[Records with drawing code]
::::::::::

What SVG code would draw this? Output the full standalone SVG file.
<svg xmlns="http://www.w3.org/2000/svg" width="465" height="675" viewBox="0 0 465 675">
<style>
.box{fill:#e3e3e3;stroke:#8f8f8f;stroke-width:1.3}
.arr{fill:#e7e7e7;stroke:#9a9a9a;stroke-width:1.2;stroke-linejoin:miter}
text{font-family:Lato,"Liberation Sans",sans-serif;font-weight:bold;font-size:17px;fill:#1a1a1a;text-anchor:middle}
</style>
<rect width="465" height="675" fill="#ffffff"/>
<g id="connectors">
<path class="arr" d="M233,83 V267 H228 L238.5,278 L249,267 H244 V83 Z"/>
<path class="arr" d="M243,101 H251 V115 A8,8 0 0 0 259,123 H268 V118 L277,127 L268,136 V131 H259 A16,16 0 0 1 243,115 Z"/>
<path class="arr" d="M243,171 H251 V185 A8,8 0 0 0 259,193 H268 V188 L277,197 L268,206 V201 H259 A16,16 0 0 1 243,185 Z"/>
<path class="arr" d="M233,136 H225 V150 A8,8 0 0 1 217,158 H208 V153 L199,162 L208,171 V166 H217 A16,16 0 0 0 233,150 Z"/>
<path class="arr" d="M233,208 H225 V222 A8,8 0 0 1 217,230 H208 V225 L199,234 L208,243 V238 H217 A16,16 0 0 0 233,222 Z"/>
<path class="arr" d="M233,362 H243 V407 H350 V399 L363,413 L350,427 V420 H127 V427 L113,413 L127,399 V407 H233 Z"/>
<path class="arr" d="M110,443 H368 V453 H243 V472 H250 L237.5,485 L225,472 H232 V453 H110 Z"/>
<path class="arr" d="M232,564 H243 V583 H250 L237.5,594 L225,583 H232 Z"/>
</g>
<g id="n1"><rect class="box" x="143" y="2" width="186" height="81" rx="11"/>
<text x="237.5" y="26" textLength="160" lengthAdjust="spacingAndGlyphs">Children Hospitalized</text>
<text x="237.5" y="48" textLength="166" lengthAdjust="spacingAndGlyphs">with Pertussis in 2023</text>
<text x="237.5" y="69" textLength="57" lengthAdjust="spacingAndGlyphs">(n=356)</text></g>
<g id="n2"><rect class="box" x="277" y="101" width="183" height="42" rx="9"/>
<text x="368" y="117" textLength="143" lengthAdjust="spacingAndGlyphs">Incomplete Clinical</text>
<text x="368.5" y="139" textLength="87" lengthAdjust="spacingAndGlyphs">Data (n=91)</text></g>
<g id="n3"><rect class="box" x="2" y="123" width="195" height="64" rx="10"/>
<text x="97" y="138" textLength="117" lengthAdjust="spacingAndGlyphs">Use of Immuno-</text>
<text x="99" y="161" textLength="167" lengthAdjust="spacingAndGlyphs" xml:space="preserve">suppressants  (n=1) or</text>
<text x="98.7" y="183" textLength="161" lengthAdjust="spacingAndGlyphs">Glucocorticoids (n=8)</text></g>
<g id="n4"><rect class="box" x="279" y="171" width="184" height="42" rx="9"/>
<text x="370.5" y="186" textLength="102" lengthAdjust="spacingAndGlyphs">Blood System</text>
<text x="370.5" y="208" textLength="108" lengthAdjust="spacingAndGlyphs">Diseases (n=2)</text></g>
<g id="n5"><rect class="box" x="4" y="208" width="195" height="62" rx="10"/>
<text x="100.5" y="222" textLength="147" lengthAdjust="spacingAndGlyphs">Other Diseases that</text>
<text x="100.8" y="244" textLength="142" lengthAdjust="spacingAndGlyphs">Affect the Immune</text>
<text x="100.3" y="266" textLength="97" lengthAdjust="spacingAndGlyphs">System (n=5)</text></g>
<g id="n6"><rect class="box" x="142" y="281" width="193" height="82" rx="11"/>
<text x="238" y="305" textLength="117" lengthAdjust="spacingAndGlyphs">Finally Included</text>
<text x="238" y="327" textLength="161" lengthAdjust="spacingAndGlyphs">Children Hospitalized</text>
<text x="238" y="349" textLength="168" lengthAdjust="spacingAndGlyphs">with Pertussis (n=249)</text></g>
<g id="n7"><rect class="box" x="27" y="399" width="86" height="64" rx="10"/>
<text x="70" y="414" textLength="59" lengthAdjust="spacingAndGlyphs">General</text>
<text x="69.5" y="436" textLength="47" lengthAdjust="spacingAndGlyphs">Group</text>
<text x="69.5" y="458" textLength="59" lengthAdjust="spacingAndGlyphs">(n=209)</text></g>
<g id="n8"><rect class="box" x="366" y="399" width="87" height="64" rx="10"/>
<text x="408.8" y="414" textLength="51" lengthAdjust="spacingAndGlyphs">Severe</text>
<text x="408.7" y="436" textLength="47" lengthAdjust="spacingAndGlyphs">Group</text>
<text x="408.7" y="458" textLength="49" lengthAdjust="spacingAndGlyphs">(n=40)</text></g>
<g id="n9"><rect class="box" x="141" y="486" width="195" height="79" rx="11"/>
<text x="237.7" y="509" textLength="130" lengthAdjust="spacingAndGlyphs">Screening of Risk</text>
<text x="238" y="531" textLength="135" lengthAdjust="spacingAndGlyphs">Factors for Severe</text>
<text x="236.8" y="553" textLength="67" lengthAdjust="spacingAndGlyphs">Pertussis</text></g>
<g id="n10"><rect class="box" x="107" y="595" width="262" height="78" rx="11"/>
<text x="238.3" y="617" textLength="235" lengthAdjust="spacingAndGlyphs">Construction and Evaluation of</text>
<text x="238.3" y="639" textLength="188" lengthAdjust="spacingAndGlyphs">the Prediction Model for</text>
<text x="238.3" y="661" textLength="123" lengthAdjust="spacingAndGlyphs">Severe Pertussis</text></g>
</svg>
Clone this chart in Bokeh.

::::::::::

* Stated task *
Repeat each of the entries above precisely as given.

* Written response *
What SVG code would draw this? Output the full standalone SVG file.
<svg xmlns="http://www.w3.org/2000/svg" width="465" height="675" viewBox="0 0 465 675">
<style>
.box{fill:#e3e3e3;stroke:#8f8f8f;stroke-width:1.3}
.arr{fill:#e7e7e7;stroke:#9a9a9a;stroke-width:1.2;stroke-linejoin:miter}
text{font-family:Lato,"Liberation Sans",sans-serif;font-weight:bold;font-size:17px;fill:#1a1a1a;text-anchor:middle}
</style>
<rect width="465" height="675" fill="#ffffff"/>
<g id="connectors">
<path class="arr" d="M233,83 V267 H228 L238.5,278 L249,267 H244 V83 Z"/>
<path class="arr" d="M243,101 H251 V115 A8,8 0 0 0 259,123 H268 V118 L277,127 L268,136 V131 H259 A16,16 0 0 1 243,115 Z"/>
<path class="arr" d="M243,171 H251 V185 A8,8 0 0 0 259,193 H268 V188 L277,197 L268,206 V201 H259 A16,16 0 0 1 243,185 Z"/>
<path class="arr" d="M233,136 H225 V150 A8,8 0 0 1 217,158 H208 V153 L199,162 L208,171 V166 H217 A16,16 0 0 0 233,150 Z"/>
<path class="arr" d="M233,208 H225 V222 A8,8 0 0 1 217,230 H208 V225 L199,234 L208,243 V238 H217 A16,16 0 0 0 233,222 Z"/>
<path class="arr" d="M233,362 H243 V407 H350 V399 L363,413 L350,427 V420 H127 V427 L113,413 L127,399 V407 H233 Z"/>
<path class="arr" d="M110,443 H368 V453 H243 V472 H250 L237.5,485 L225,472 H232 V453 H110 Z"/>
<path class="arr" d="M232,564 H243 V583 H250 L237.5,594 L225,583 H232 Z"/>
</g>
<g id="n1"><rect class="box" x="143" y="2" width="186" height="81" rx="11"/>
<text x="237.5" y="26" textLength="160" lengthAdjust="spacingAndGlyphs">Children Hospitalized</text>
<text x="237.5" y="48" textLength="166" lengthAdjust="spacingAndGlyphs">with Pertussis in 2023</text>
<text x="237.5" y="69" textLength="57" lengthAdjust="spacingAndGlyphs">(n=356)</text></g>
<g id="n2"><rect class="box" x="277" y="101" width="183" height="42" rx="9"/>
<text x="368" y="117" textLength="143" lengthAdjust="spacingAndGlyphs">Incomplete Clinical</text>
<text x="368.5" y="139" textLength="87" lengthAdjust="spacingAndGlyphs">Data (n=91)</text></g>
<g id="n3"><rect class="box" x="2" y="123" width="195" height="64" rx="10"/>
<text x="97" y="138" textLength="117" lengthAdjust="spacingAndGlyphs">Use of Immuno-</text>
<text x="99" y="161" textLength="167" lengthAdjust="spacingAndGlyphs" xml:space="preserve">suppressants  (n=1) or</text>
<text x="98.7" y="183" textLength="161" lengthAdjust="spacingAndGlyphs">Glucocorticoids (n=8)</text></g>
<g id="n4"><rect class="box" x="279" y="171" width="184" height="42" rx="9"/>
<text x="370.5" y="186" textLength="102" lengthAdjust="spacingAndGlyphs">Blood System</text>
<text x="370.5" y="208" textLength="108" lengthAdjust="spacingAndGlyphs">Diseases (n=2)</text></g>
<g id="n5"><rect class="box" x="4" y="208" width="195" height="62" rx="10"/>
<text x="100.5" y="222" textLength="147" lengthAdjust="spacingAndGlyphs">Other Diseases that</text>
<text x="100.8" y="244" textLength="142" lengthAdjust="spacingAndGlyphs">Affect the Immune</text>
<text x="100.3" y="266" textLength="97" lengthAdjust="spacingAndGlyphs">System (n=5)</text></g>
<g id="n6"><rect class="box" x="142" y="281" width="193" height="82" rx="11"/>
<text x="238" y="305" textLength="117" lengthAdjust="spacingAndGlyphs">Finally Included</text>
<text x="238" y="327" textLength="161" lengthAdjust="spacingAndGlyphs">Children Hospitalized</text>
<text x="238" y="349" textLength="168" lengthAdjust="spacingAndGlyphs">with Pertussis (n=249)</text></g>
<g id="n7"><rect class="box" x="27" y="399" width="86" height="64" rx="10"/>
<text x="70" y="414" textLength="59" lengthAdjust="spacingAndGlyphs">General</text>
<text x="69.5" y="436" textLength="47" lengthAdjust="spacingAndGlyphs">Group</text>
<text x="69.5" y="458" textLength="59" lengthAdjust="spacingAndGlyphs">(n=209)</text></g>
<g id="n8"><rect class="box" x="366" y="399" width="87" height="64" rx="10"/>
<text x="408.8" y="414" textLength="51" lengthAdjust="spacingAndGlyphs">Severe</text>
<text x="408.7" y="436" textLength="47" lengthAdjust="spacingAndGlyphs">Group</text>
<text x="408.7" y="458" textLength="49" lengthAdjust="spacingAndGlyphs">(n=40)</text></g>
<g id="n9"><rect class="box" x="141" y="486" width="195" height="79" rx="11"/>
<text x="237.7" y="509" textLength="130" lengthAdjust="spacingAndGlyphs">Screening of Risk</text>
<text x="238" y="531" textLength="135" lengthAdjust="spacingAndGlyphs">Factors for Severe</text>
<text x="236.8" y="553" textLength="67" lengthAdjust="spacingAndGlyphs">Pertussis</text></g>
<g id="n10"><rect class="box" x="107" y="595" width="262" height="78" rx="11"/>
<text x="238.3" y="617" textLength="235" lengthAdjust="spacingAndGlyphs">Construction and Evaluation of</text>
<text x="238.3" y="639" textLength="188" lengthAdjust="spacingAndGlyphs">the Prediction Model for</text>
<text x="238.3" y="661" textLength="123" lengthAdjust="spacingAndGlyphs">Severe Pertussis</text></g>
</svg>
Clone this chart in Bokeh.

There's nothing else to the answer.